LEMBAGA Dakwah Pengurus Besar Nahdlatul Ulama (PBNU) meminta agar pemerintah membuat regulasi melarang penyebaran paham Wahabi. Permintaan itu dituangkan dalam salah satu poin hasil rekomendasi dalam Rapat Kerja Nasional (Rakernas) yang digelar pada 25 – 27 Oktober 2022 di Jakarta.
“Lembaga Dakwah PBNU merekomendasikan kepada pemerintah (dalam hal ini Kemenkopolhukam, Kemenkumham, Kemendagri, dan Kemenag) untuk membuat dan menetapkan regulasi yang melarang penyebaran ajaran Wahabiyah,” begitu bunyi rekomendasi PBNU dikutip di laman resmi LD PBNU.
Wahabi adalah pemikiran Islam yang ditujukan untuk pengikut Muhammad bin Abdul Wahab, yang berpegang teguh pada purifikasi atau pemulihan Islam ke bentuk asli sesuai teks Alquran dan Hadis.
LD PBNU melihat, kelompok yang mengikuti paham wahabi kerap menuding bidah hingga mengkafirkan tradisi keagamaan yang dilakukan mayoritas umat Islam di Indonesia. Walhasil, masyarakat Islam di akar rumput kerap terjadi perdebatan. LD PBNU juga menilai, paham wahabi ditengarai sebagai embrio munculnya paham radikalisme, ekstremisme, dan terorisme.
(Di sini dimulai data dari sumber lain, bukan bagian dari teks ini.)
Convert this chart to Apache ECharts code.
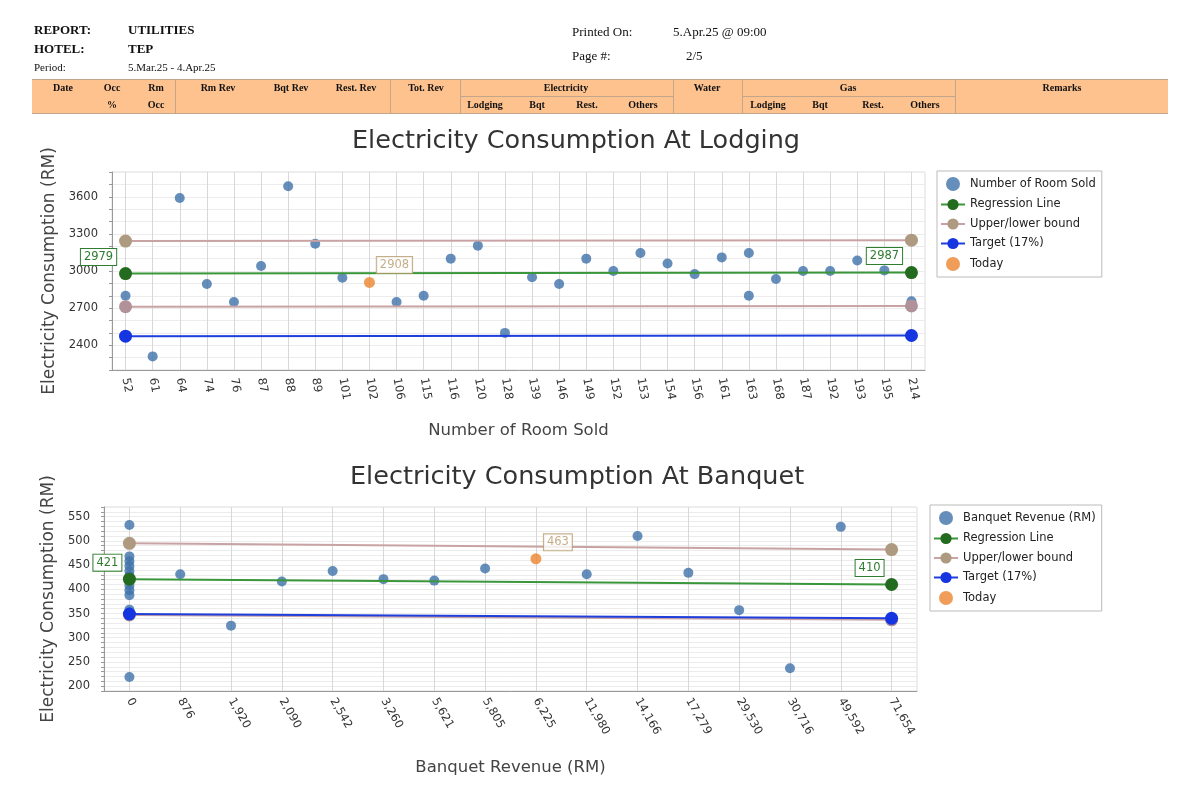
<!DOCTYPE html>
<html>
<head>
<meta charset="utf-8">
<script src="https://cdn.jsdelivr.net/npm/echarts@6.0.0/dist/echarts.min.js"></script>
<style>
  body { margin: 0; background: #fff; }
  #page { position: relative; width: 1200px; height: 800px; overflow: hidden; }
  #main { position: absolute; left: 0; top: 0; width: 1200px; height: 800px; }
  .h { position: absolute; font-family: "Liberation Serif", serif; white-space: nowrap; z-index: 2; color: #111; }
  .big { font-size: 13px; font-weight: bold; }
  .reg { font-size: 13px; }
  .sm { font-size: 11px; }
  .c { font-size: 10px; font-weight: bold; width: 90px; text-align: center; line-height: 12px; }
  #band { position: absolute; left: 32px; top: 79px; width: 1136px; height: 33px; background: #fec28e;
          border-top: 1px solid #c2a58a; border-bottom: 1px solid #c2a58a; z-index: 1; }
  .vl { position: absolute; top: 79px; width: 1px; height: 35px; background: #c2a58a; z-index: 1; }
  .hl { position: absolute; top: 96px; height: 1px; background: #c2a58a; z-index: 1; }
</style>
</head>
<body>
<div id="page">
  <div id="main"></div>
  <div class="h big" style="left:34px;top:22px">REPORT:</div>
  <div class="h big" style="left:128px;top:22px">UTILITIES</div>
  <div class="h big" style="left:34px;top:41px">HOTEL:</div>
  <div class="h big" style="left:128px;top:41px">TEP</div>
  <div class="h sm" style="left:34px;top:61px">Period:</div>
  <div class="h sm" style="left:128px;top:61px">5.Mar.25 - 4.Apr.25</div>
  <div class="h reg" style="left:572px;top:24px">Printed On:</div>
  <div class="h reg" style="left:673px;top:24px">5.Apr.25 @ 09:00</div>
  <div class="h reg" style="left:572px;top:48px">Page #:</div>
  <div class="h reg" style="left:686px;top:48px">2/5</div>
  <div id="band"></div>
  <div class="vl" style="left:175px"></div>
  <div class="vl" style="left:390px"></div>
  <div class="vl" style="left:460px"></div>
  <div class="vl" style="left:673px"></div>
  <div class="vl" style="left:742px"></div>
  <div class="vl" style="left:955px"></div>
  <div class="hl" style="left:460px;width:213px"></div>
  <div class="hl" style="left:742px;width:213px"></div>
</div>
<script>
// header table captions: [text, centre x, row]
var headCells = [
  ['Date', 63, 0], ['Occ', 112, 0], ['Rm', 156, 0], ['Rm Rev', 218, 0], ['Bqt Rev', 291, 0],
  ['Rest. Rev', 356, 0], ['Tot. Rev', 426, 0], ['Electricity', 566, 0], ['Water', 707, 0],
  ['Gas', 848, 0], ['Remarks', 1062, 0],
  ['%', 112, 1], ['Occ', 156, 1], ['Lodging', 485, 1], ['Bqt', 537, 1], ['Rest.', 587, 1],
  ['Others', 643, 1], ['Lodging', 768, 1], ['Bqt', 820, 1], ['Rest.', 873, 1], ['Others', 925, 1]
];
headCells.forEach(function (c) {
  var d = document.createElement('div');
  d.className = 'h c';
  d.textContent = c[0];
  d.style.left = (c[1] - 45) + 'px';
  d.style.top = (c[2] ? 99 : 82) + 'px';
  document.getElementById('page').appendChild(d);
});

/* LODGING */
var roomCats = ['52','61','64','74','76','87','88','89','101','102','106','115','116','120','128',
  '139','146','149','152','153','154','156','161','163','168','187','192','193','195','214'];
var roomSold = ['52','61','64','74','76','87','88','89','101','106','115','116','120','128','139',
  '146','149','152','153','154','156','161','163','163','168','187','192','193','195','214'];
var lodgingUse = [2800,2310,3590,2895,2750,3040,3685,3220,2945,2750,2800,3100,3205,2500,2950,
  2895,3100,3000,3145,3060,2975,3110,3145,2800,2935,3000,3000,3085,3005,2755];
var lodgingToday = ['102', 2908];
var lodgingReg = [2979, 2987];
var lodgingUpper = [3242, 3249];
var lodgingLower = [2712, 2718];
var lodgingTarget = [2473, 2479];

/* BANQUET */
var bqtCats = ['0','876','1,920','2,090','2,542','3,260','5,621','5,805','6,225','11,980','14,166',
  '17,279','29,530','30,716','49,592','71,654'];
var bqtRev = ['0','0','0','0','0','0','0','0','0','0','0','0','0','876','1,920','2,090','2,542',
  '3,260','5,621','5,805','11,980','14,166','17,279','29,530','30,716','49,592'];
var bqtUse = [533,468,458,448,438,428,418,408,398,388,358,352,219,431,325,416,438,421,418,443,
  431,510,434,357,237,529];
var bqtToday = ['6,225', 463];
var bqtReg = [421, 410];
var bqtUpper = [495, 482];
var bqtLower = [347, 337];
var bqtTarget = [349, 340];

var font = 'DejaVu Sans';

function ends(cats, vals) {
  return [[cats[0], vals[0]], [cats[cats.length - 1], vals[1]]];
}
function boxLabel(color, offset) {
  return {
    show: true, position: 'top', offset: offset, formatter: function (p) { return p.value[1]; },
    backgroundColor: '#fff', borderColor: color, borderWidth: 1, padding: [2, 3],
    color: color, fontSize: 11.5, fontFamily: font
  };
}
function lineSeries(name, idx, data, lineColor, dotColor, label, z) {
  return {
    name: name, type: 'line', xAxisIndex: idx, yAxisIndex: idx, data: data,
    symbol: 'circle', symbolSize: 13, z: z,
    lineStyle: { color: lineColor, width: 2 },
    itemStyle: { color: dotColor },
    label: label || { show: false }
  };
}
function catAxis(idx, cats, name, rotate, gap) {
  return {
    type: 'category', gridIndex: idx, data: cats, name: name, nameLocation: 'middle', nameGap: gap,
    nameTextStyle: { fontSize: 16.5, color: '#444', fontFamily: font },
    axisLine: { lineStyle: { color: '#999' } },
    axisTick: { alignWithLabel: true, length: 4, lineStyle: { color: '#999' } },
    axisLabel: { interval: 0, rotate: rotate, fontSize: 11.5, color: '#333', fontFamily: font },
    splitLine: { show: true, alignWithLabel: true, lineStyle: { color: '#d8d8d8' } }
  };
}
function valAxis(idx, min, max, step, every, gap) {
  return {
    type: 'value', gridIndex: idx, min: min, max: max, interval: step,
    name: 'Electricity Consumption (RM)', nameLocation: 'middle', nameGap: gap,
    nameTextStyle: { fontSize: 17, color: '#444', fontFamily: font },
    axisLine: { show: true, lineStyle: { color: '#999' } },
    axisTick: { show: true, length: 3, lineStyle: { color: '#999' } },
    axisLabel: { fontSize: 11.5, color: '#333', fontFamily: font, margin: 14,
      formatter: function (v) { return v % every === 0 ? v : ''; } },
    splitLine: { lineStyle: { color: '#ececec' } }
  };
}
function legendBox(left, top, first) {
  return {
    orient: 'vertical', left: left, top: top, itemGap: 7.5, itemWidth: 24, itemHeight: 14,
    borderColor: '#bbb', borderWidth: 1, padding: [6, 6, 6, 3],
    textStyle: { fontSize: 11.5, color: '#222', fontFamily: font },
    data: [first, 'Regression Line', 'Upper/lower bound', 'Target (17%)', 'Today']
  };
}

var green = '#2f7d2f', tan = '#b59a6c';
var myChart = echarts.init(document.getElementById('main'), null, { renderer: 'canvas' });
var option = {
  animation: false,
  textStyle: { fontFamily: font },
  title: [
    { text: 'Electricity Consumption At Lodging', left: 347, top: 123,
      textStyle: { fontSize: 25.5, fontWeight: 'normal', color: '#333', fontFamily: font } },
    { text: 'Electricity Consumption At Banquet', left: 345, top: 459,
      textStyle: { fontSize: 25.5, fontWeight: 'normal', color: '#333', fontFamily: font } }
  ],
  legend: [
    legendBox(937, 171, 'Number of Room Sold'),
    legendBox(930, 505, 'Banquet Revenue (RM)')
  ],
  grid: [
    { left: 112, top: 172, width: 813, height: 198, show: true, borderColor: '#ddd' },
    { left: 104, top: 507, width: 813, height: 184, show: true, borderColor: '#ddd' }
  ],
  xAxis: [
    catAxis(0, roomCats, 'Number of Room Sold', -80, 52),
    catAxis(1, bqtCats, 'Banquet Revenue (RM)', -60, 68)
  ],
  yAxis: [
    valAxis(0, 2200, 3800, 100, 300, 53),
    valAxis(1, 190, 570, 10, 50, 45)
  ],
  series: [
    { name: 'Number of Room Sold', type: 'scatter', xAxisIndex: 0, yAxisIndex: 0, symbolSize: 10,
      itemStyle: { color: '#3f72aa' }, z: 2,
      data: roomSold.map(function (c, i) { return [c, lodgingUse[i]]; }) },
    lineSeries('Upper/lower bound', 0, ends(roomCats, lodgingUpper), '#c9a3a3', '#ad9a80', null, 3),
    lineSeries('Upper/lower bound', 0, ends(roomCats, lodgingLower), '#c9a3a3', '#b2929a', null, 3),
    lineSeries('Regression Line', 0, ends(roomCats, lodgingReg), '#3a963a', '#236b1e',
      boxLabel(green, [-27, 3]), 4),
    lineSeries('Target (17%)', 0, ends(roomCats, lodgingTarget), '#1f3fdd', '#1535e0', null, 4),
    { name: 'Today', type: 'scatter', xAxisIndex: 0, yAxisIndex: 0, symbolSize: 11, z: 5,
      itemStyle: { color: '#eb8530' }, data: [lodgingToday], label: boxLabel(tan, [25, 1]) },

    { name: 'Banquet Revenue (RM)', type: 'scatter', xAxisIndex: 1, yAxisIndex: 1, symbolSize: 10,
      itemStyle: { color: '#3f72aa' }, z: 2,
      data: bqtRev.map(function (c, i) { return [c, bqtUse[i]]; }) },
    lineSeries('Upper/lower bound', 1, ends(bqtCats, bqtUpper), '#c9a3a3', '#ad9a80', null, 3),
    lineSeries('Upper/lower bound', 1, ends(bqtCats, bqtLower), '#c9a3a3', '#b2929a', null, 3),
    lineSeries('Regression Line', 1, ends(bqtCats, bqtReg), '#3a963a', '#236b1e',
      boxLabel(green, [-22, 3]), 4),
    lineSeries('Target (17%)', 1, ends(bqtCats, bqtTarget), '#1f3fdd', '#1535e0', null, 4),
    { name: 'Today', type: 'scatter', xAxisIndex: 1, yAxisIndex: 1, symbolSize: 11, z: 5,
      itemStyle: { color: '#eb8530' }, data: [bqtToday], label: boxLabel(tan, [22, 2]) }
  ]
};

if (option && typeof option === 'object') {
  myChart.setOption(option);
}
window.addEventListener('resize', myChart.resize);
</script>
</body>
</html>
Paham Wahabi memang sudah semakin menyebar. Menurut World Data, Negara Arab Saudi, menjadi negara yang paling berpengaruh dalam penyebarannya. Ada sekira lima juta Muslim Sunni di Saudi menganut paham wahabi.
Paham wahabi pun pertama kali muncul dari seorang cendekiawan, dan pembaharu Muslim bernama Muhammad bin Abdul Wahhab. Saat Islam tengah berjaya sekira abad ke-18, Abdul Wahhab mulai menyarankan Arab Saudi ke bentuk Islam yang murni.
Dalam ceramahnya, Abdul Wahhab menyampaikan ide-ide radikal soal reformasi yang konservatif berdasarkan aturan moral yang ketat. Pandangan dia terpapar gagasan Ibn Taymiyyah, yang menyerukan pemurnian Islam dan menghindari praktik-praktik yang ia lihat.
Di kota Diriyah ia dan salah satu temannya, Muhammad bin Saud, merealisasikan gagasan pemurnian Islam. Dalam semangat ini, Saud mendirikan Negara Saudi Pertama yang kini menjadi Arab saudi, di bawah bimbingan Abdul Wahhab, yang dikenal sebagai sheikh.
Negara berikutnya adalah Qatar dan Negara Teluk. Dikutip dari Global Policy Journal, wahabisme tertanam dalam masyarakat secara institusional hanya ada di dua negara, Arab Saudi dan Qatar.
Di Saudi, pemerintah mengadopsi wahabisme sebagai sistem politik, dan menganggap pendirian paham ini sebagai bagian dari negara. Sementara di Qatar, tidak demikian. Doha merasa tak perlu mengadopsi paham wahabi ke dalam pemerintahan.
Meski begitu, paham wahabisme dilaporkan juga banyak menyebar di kalangan Muslim negara Teluk lain, seperti Uni Emirat Arab (UAE), Bahrain, hingga Kuwait.